* Exercise instructions: Tell how many lines have the string "this" in them, and write nothing besides the number.

* Material provided:
▬▬▬▬▬▬▬▬▬▬

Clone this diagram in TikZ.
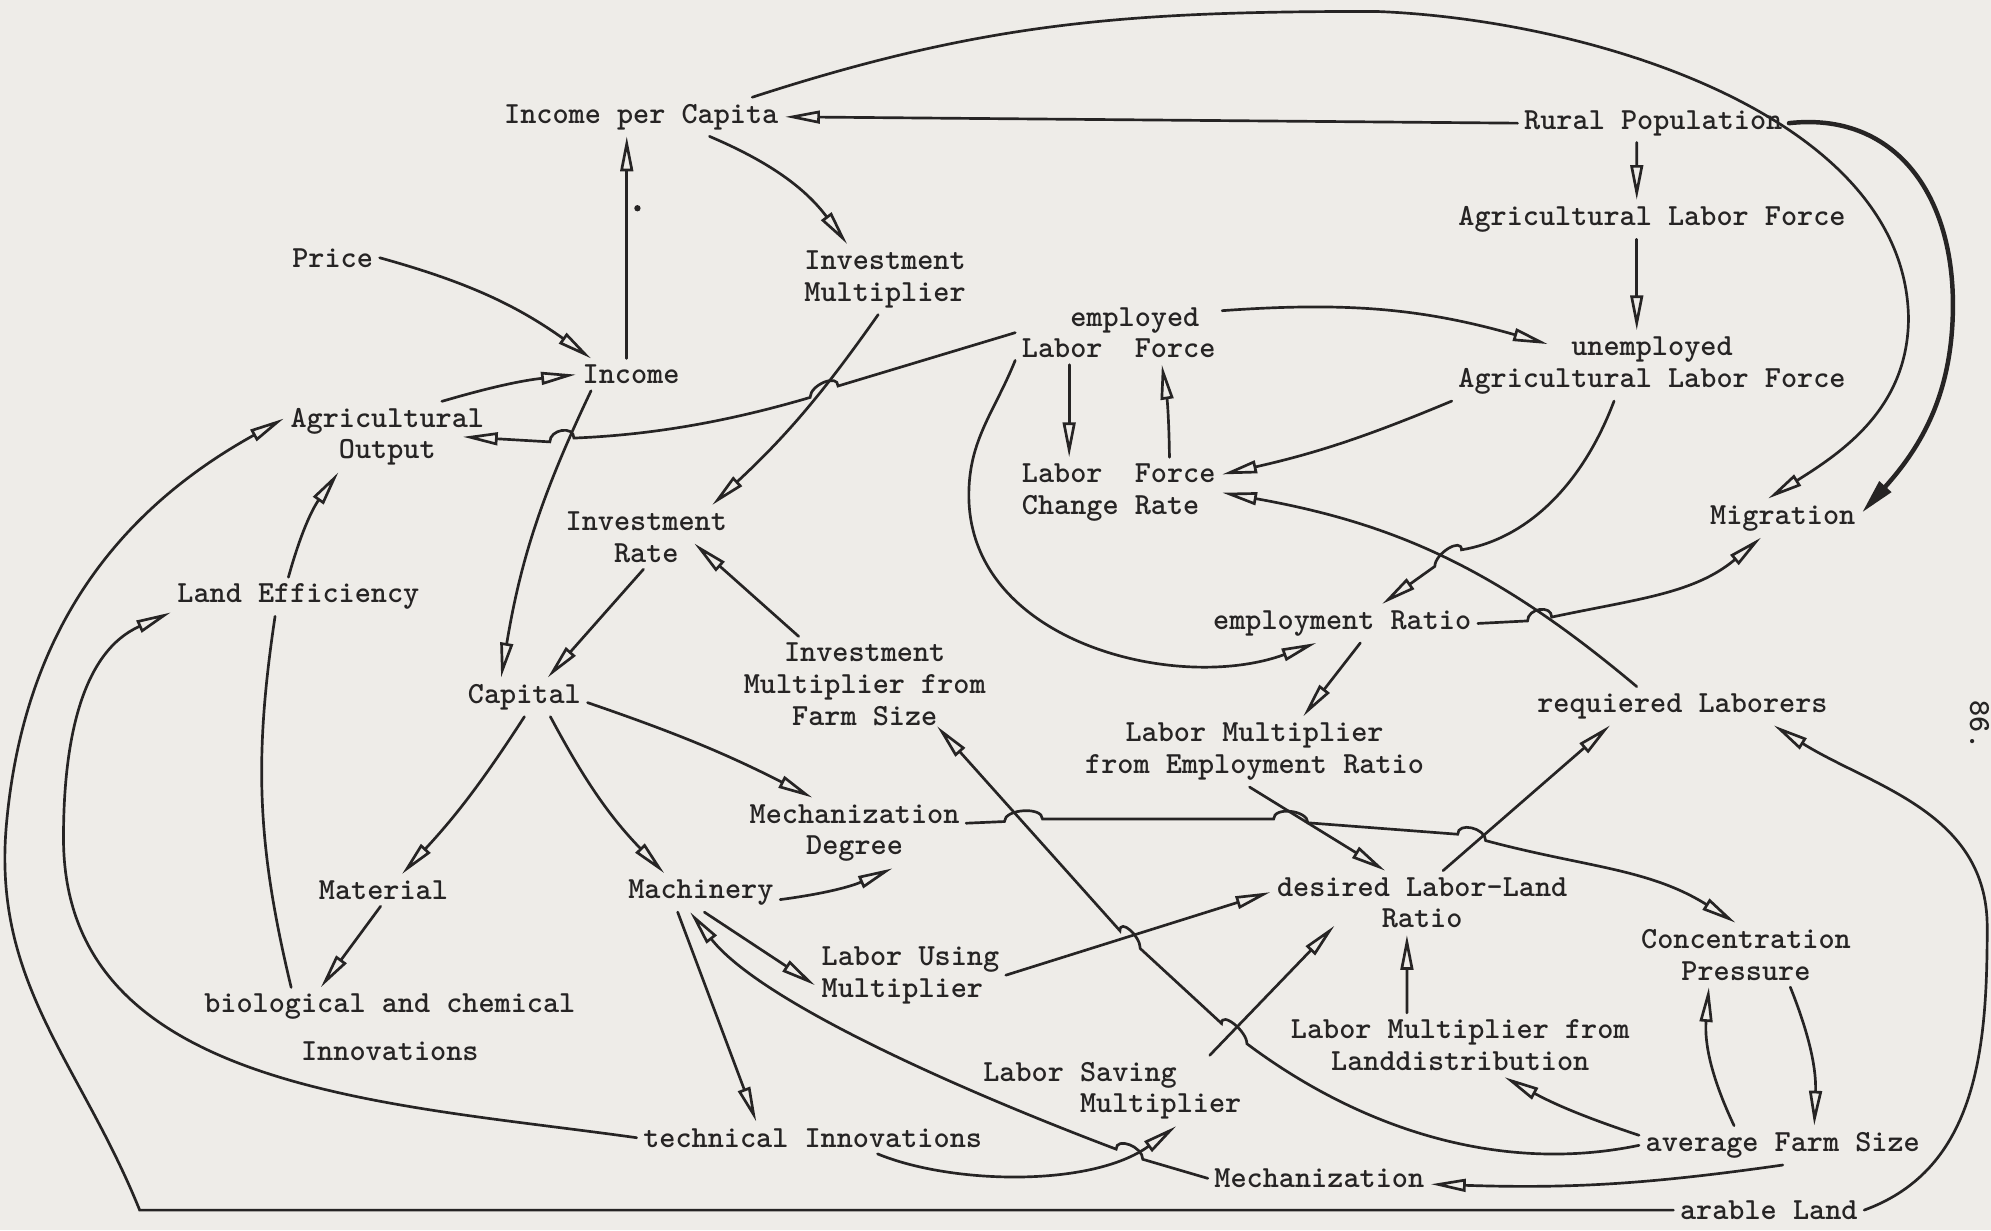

▬▬▬▬▬▬▬▬▬▬

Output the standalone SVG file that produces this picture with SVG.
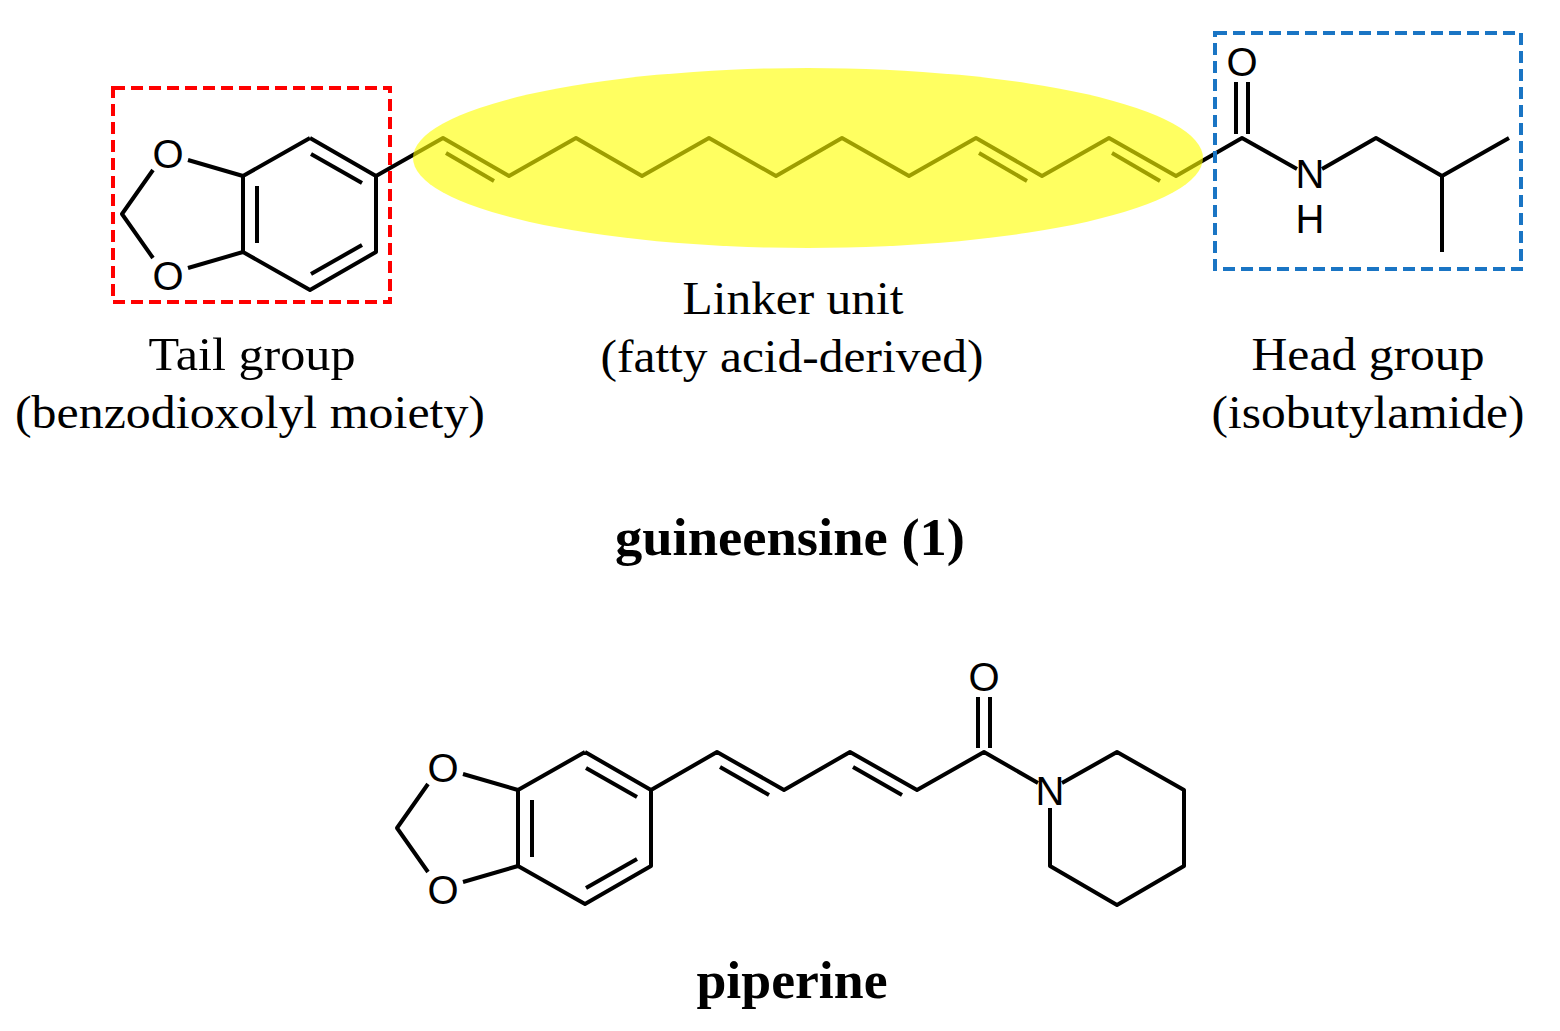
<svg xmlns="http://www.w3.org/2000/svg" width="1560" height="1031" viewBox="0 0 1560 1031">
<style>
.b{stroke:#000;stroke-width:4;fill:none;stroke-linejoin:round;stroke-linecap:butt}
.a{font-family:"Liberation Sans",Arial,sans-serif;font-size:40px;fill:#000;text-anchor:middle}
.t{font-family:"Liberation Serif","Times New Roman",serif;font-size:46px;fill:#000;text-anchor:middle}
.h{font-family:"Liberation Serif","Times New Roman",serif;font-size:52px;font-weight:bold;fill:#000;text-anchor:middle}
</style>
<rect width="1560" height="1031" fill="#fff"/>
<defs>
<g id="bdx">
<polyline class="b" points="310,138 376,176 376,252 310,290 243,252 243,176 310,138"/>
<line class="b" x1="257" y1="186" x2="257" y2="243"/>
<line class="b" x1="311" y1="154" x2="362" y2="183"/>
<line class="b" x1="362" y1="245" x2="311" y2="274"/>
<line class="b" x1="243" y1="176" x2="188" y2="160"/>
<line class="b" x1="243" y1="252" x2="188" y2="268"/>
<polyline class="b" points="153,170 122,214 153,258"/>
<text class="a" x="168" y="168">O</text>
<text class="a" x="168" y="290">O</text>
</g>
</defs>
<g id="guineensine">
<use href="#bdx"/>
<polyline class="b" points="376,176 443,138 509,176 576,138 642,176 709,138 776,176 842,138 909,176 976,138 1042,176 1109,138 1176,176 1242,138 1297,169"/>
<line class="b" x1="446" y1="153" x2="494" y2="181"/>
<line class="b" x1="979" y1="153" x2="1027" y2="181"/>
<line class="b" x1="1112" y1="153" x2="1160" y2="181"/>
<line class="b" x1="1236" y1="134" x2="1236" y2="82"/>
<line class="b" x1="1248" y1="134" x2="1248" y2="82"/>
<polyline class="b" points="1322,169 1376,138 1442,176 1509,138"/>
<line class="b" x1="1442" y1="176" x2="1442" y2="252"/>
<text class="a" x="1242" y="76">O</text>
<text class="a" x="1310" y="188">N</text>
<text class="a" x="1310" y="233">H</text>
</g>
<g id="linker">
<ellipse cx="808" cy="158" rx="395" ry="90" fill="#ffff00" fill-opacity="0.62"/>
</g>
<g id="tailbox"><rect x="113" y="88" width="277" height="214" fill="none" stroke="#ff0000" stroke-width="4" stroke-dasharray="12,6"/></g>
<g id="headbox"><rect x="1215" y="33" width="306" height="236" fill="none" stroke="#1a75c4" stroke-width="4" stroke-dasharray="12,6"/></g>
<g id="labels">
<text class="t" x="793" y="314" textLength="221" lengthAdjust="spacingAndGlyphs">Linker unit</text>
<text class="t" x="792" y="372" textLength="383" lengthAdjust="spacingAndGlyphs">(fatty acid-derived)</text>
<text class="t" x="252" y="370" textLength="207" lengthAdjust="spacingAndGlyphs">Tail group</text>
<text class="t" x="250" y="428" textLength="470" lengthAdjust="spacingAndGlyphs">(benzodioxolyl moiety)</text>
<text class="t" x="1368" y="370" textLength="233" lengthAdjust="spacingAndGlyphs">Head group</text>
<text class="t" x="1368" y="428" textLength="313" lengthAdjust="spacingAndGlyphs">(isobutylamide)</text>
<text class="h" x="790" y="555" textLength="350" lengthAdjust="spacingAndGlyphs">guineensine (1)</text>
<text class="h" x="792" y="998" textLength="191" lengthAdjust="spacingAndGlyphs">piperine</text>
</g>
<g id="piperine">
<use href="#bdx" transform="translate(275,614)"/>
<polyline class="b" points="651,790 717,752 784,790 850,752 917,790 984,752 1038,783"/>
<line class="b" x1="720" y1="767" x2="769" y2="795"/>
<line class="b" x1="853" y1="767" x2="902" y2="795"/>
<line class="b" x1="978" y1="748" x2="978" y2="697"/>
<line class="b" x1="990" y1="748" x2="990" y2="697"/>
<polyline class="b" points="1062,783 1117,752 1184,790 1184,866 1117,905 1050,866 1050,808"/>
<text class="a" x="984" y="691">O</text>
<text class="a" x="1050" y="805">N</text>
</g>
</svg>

▬▬▬▬▬▬▬▬▬▬

* Full solution: 2